==== DATASET CONTENT

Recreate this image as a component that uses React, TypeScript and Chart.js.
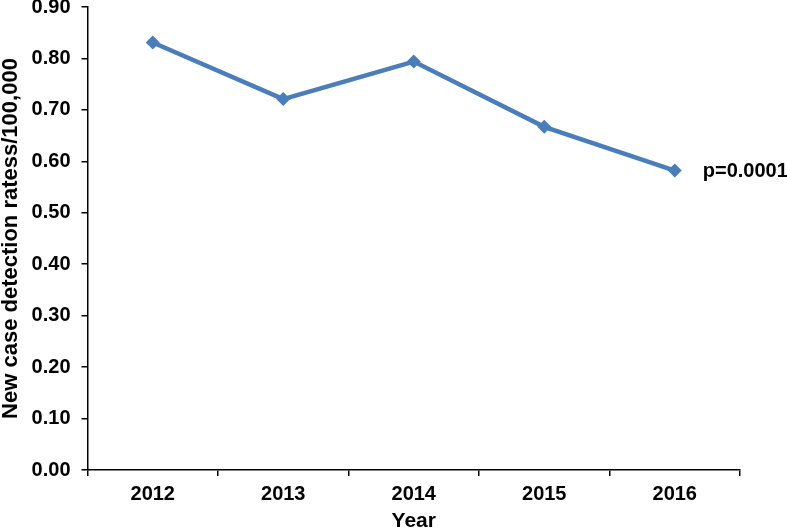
import React, { useEffect, useRef } from 'react';
import { Chart, registerables } from 'chart.js';

Chart.register(...registerables);

const years: string[] = ['2012', '2013', '2014', '2015', '2016'];
const rates: number[] = [0.831, 0.721, 0.794, 0.667, 0.582];
const yMin = 0;
const yMax = 0.9;
const yStep = 0.1;
const xTitle = 'Year';
const yTitle = 'New case detection ratess/100,000';
const pLabel = 'p=0.0001';

const FONT = "'Liberation Sans', Arial, Helvetica, sans-serif";
const LINE_COLOR = '#4A7EBB';

const pLabelPlugin = {
  id: 'pLabel',
  afterDatasetsDraw(chart: any) {
    const meta = chart.getDatasetMeta(0);
    const last = meta.data[meta.data.length - 1];
    if (!last) return;
    const ctx = chart.ctx;
    ctx.save();
    ctx.font = `bold 20px ${FONT}`;
    ctx.fillStyle = '#000';
    ctx.textAlign = 'left';
    ctx.textBaseline = 'middle';
    ctx.fillText(pLabel, last.x + 28, last.y + 1);
    ctx.restore();
  },
};

export default function App() {
  const ref = useRef<HTMLCanvasElement | null>(null);

  useEffect(() => {
    if (!ref.current) return;
    const chart = new Chart(ref.current, {
      type: 'line',
      data: {
        labels: years,
        datasets: [
          {
            data: rates,
            borderColor: LINE_COLOR,
            backgroundColor: LINE_COLOR,
            borderWidth: 4.5,
            pointStyle: 'rectRot',
            pointRadius: 7,
            pointBackgroundColor: LINE_COLOR,
            pointBorderColor: LINE_COLOR,
            pointBorderWidth: 0,
            tension: 0,
            fill: false,
          },
        ],
      },
      options: {
        responsive: false,
        animation: false,
        layout: {
          autoPadding: false,
          padding: { top: 7, right: 47, bottom: 0, left: 0 },
        },
        plugins: {
          legend: { display: false },
          tooltip: { enabled: false },
          title: { display: false },
        },
        scales: {
          x: {
            type: 'category',
            offset: true,
            grid: {
              offset: true,
              drawOnChartArea: false,
              drawTicks: true,
              tickLength: 6,
              color: '#000',
              lineWidth: 1.5,
            },
            border: { display: true, color: '#000', width: 1.5 },
            ticks: {
              color: '#000',
              font: { family: FONT, size: 20, weight: 'bold' },
              padding: 6,
              maxRotation: 0,
            },
            title: {
              display: true,
              text: xTitle,
              color: '#000',
              font: { family: FONT, size: 21, weight: 'bold', lineHeight: 1 },
              padding: { top: 0, bottom: -2 },
            },
            afterFit(scale: any) {
              scale.height = 60;
              scale.paddingLeft = 0;
              scale.paddingRight = 0;
            },
          },
          y: {
            min: yMin,
            max: yMax,
            grid: {
              drawOnChartArea: false,
              drawTicks: true,
              tickLength: 6,
              color: '#000',
              lineWidth: 1.5,
            },
            border: { display: true, color: '#000', width: 1.5 },
            ticks: {
              stepSize: yStep,
              color: '#000',
              font: { family: FONT, size: 20, weight: 'bold' },
              padding: 11,
              callback: (v: any) => Number(v).toFixed(2),
            },
            title: {
              display: true,
              text: yTitle,
              color: '#000',
              font: { family: FONT, size: 22, weight: 'bold', lineHeight: 1 },
              padding: { top: 0, bottom: 0 },
            },
            afterFit(scale: any) {
              scale.width = 87.5;
              scale.paddingTop = 0;
              scale.paddingBottom = 0;
            },
          },
        },
      },
      plugins: [pLabelPlugin],
    });
    return () => chart.destroy();
  }, []);

  return (
    <div style={{ position: 'fixed', left: 0, top: 0, width: 787, height: 530, background: '#fff' }}>
      <canvas ref={ref} width={787} height={530} style={{ width: 787, height: 530, display: 'block' }} />
    </div>
  );
}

========

**TASK TO CARRY OUT**.
Leave out the pictures and copy the rest of the material above exactly.

**REPLY**.
Recreate this image as a component that uses React, TypeScript and Chart.js.
import React, { useEffect, useRef } from 'react';
import { Chart, registerables } from 'chart.js';

Chart.register(...registerables);

const years: string[] = ['2012', '2013', '2014', '2015', '2016'];
const rates: number[] = [0.831, 0.721, 0.794, 0.667, 0.582];
const yMin = 0;
const yMax = 0.9;
const yStep = 0.1;
const xTitle = 'Year';
const yTitle = 'New case detection ratess/100,000';
const pLabel = 'p=0.0001';

const FONT = "'Liberation Sans', Arial, Helvetica, sans-serif";
const LINE_COLOR = '#4A7EBB';

const pLabelPlugin = {
  id: 'pLabel',
  afterDatasetsDraw(chart: any) {
    const meta = chart.getDatasetMeta(0);
    const last = meta.data[meta.data.length - 1];
    if (!last) return;
    const ctx = chart.ctx;
    ctx.save();
    ctx.font = `bold 20px ${FONT}`;
    ctx.fillStyle = '#000';
    ctx.textAlign = 'left';
    ctx.textBaseline = 'middle';
    ctx.fillText(pLabel, last.x + 28, last.y + 1);
    ctx.restore();
  },
};

export default function App() {
  const ref = useRef<HTMLCanvasElement | null>(null);

  useEffect(() => {
    if (!ref.current) return;
    const chart = new Chart(ref.current, {
      type: 'line',
      data: {
        labels: years,
        datasets: [
          {
            data: rates,
            borderColor: LINE_COLOR,
            backgroundColor: LINE_COLOR,
            borderWidth: 4.5,
            pointStyle: 'rectRot',
            pointRadius: 7,
            pointBackgroundColor: LINE_COLOR,
            pointBorderColor: LINE_COLOR,
            pointBorderWidth: 0,
            tension: 0,
            fill: false,
          },
        ],
      },
      options: {
        responsive: false,
        animation: false,
        layout: {
          autoPadding: false,
          padding: { top: 7, right: 47, bottom: 0, left: 0 },
        },
        plugins: {
          legend: { display: false },
          tooltip: { enabled: false },
          title: { display: false },
        },
        scales: {
          x: {
            type: 'category',
            offset: true,
            grid: {
              offset: true,
              drawOnChartArea: false,
              drawTicks: true,
              tickLength: 6,
              color: '#000',
              lineWidth: 1.5,
            },
            border: { display: true, color: '#000', width: 1.5 },
            ticks: {
              color: '#000',
              font: { family: FONT, size: 20, weight: 'bold' },
              padding: 6,
              maxRotation: 0,
            },
            title: {
              display: true,
              text: xTitle,
              color: '#000',
              font: { family: FONT, size: 21, weight: 'bold', lineHeight: 1 },
              padding: { top: 0, bottom: -2 },
            },
            afterFit(scale: any) {
              scale.height = 60;
              scale.paddingLeft = 0;
              scale.paddingRight = 0;
            },
          },
          y: {
            min: yMin,
            max: yMax,
            grid: {
              drawOnChartArea: false,
              drawTicks: true,
              tickLength: 6,
              color: '#000',
              lineWidth: 1.5,
            },
            border: { display: true, color: '#000', width: 1.5 },
            ticks: {
              stepSize: yStep,
              color: '#000',
              font: { family: FONT, size: 20, weight: 'bold' },
              padding: 11,
              callback: (v: any) => Number(v).toFixed(2),
            },
            title: {
              display: true,
              text: yTitle,
              color: '#000',
              font: { family: FONT, size: 22, weight: 'bold', lineHeight: 1 },
              padding: { top: 0, bottom: 0 },
            },
            afterFit(scale: any) {
              scale.width = 87.5;
              scale.paddingTop = 0;
              scale.paddingBottom = 0;
            },
          },
        },
      },
      plugins: [pLabelPlugin],
    });
    return () => chart.destroy();
  }, []);

  return (
    <div style={{ position: 'fixed', left: 0, top: 0, width: 787, height: 530, background: '#fff' }}>
      <canvas ref={ref} width={787} height={530} style={{ width: 787, height: 530, display: 'block' }} />
    </div>
  );
}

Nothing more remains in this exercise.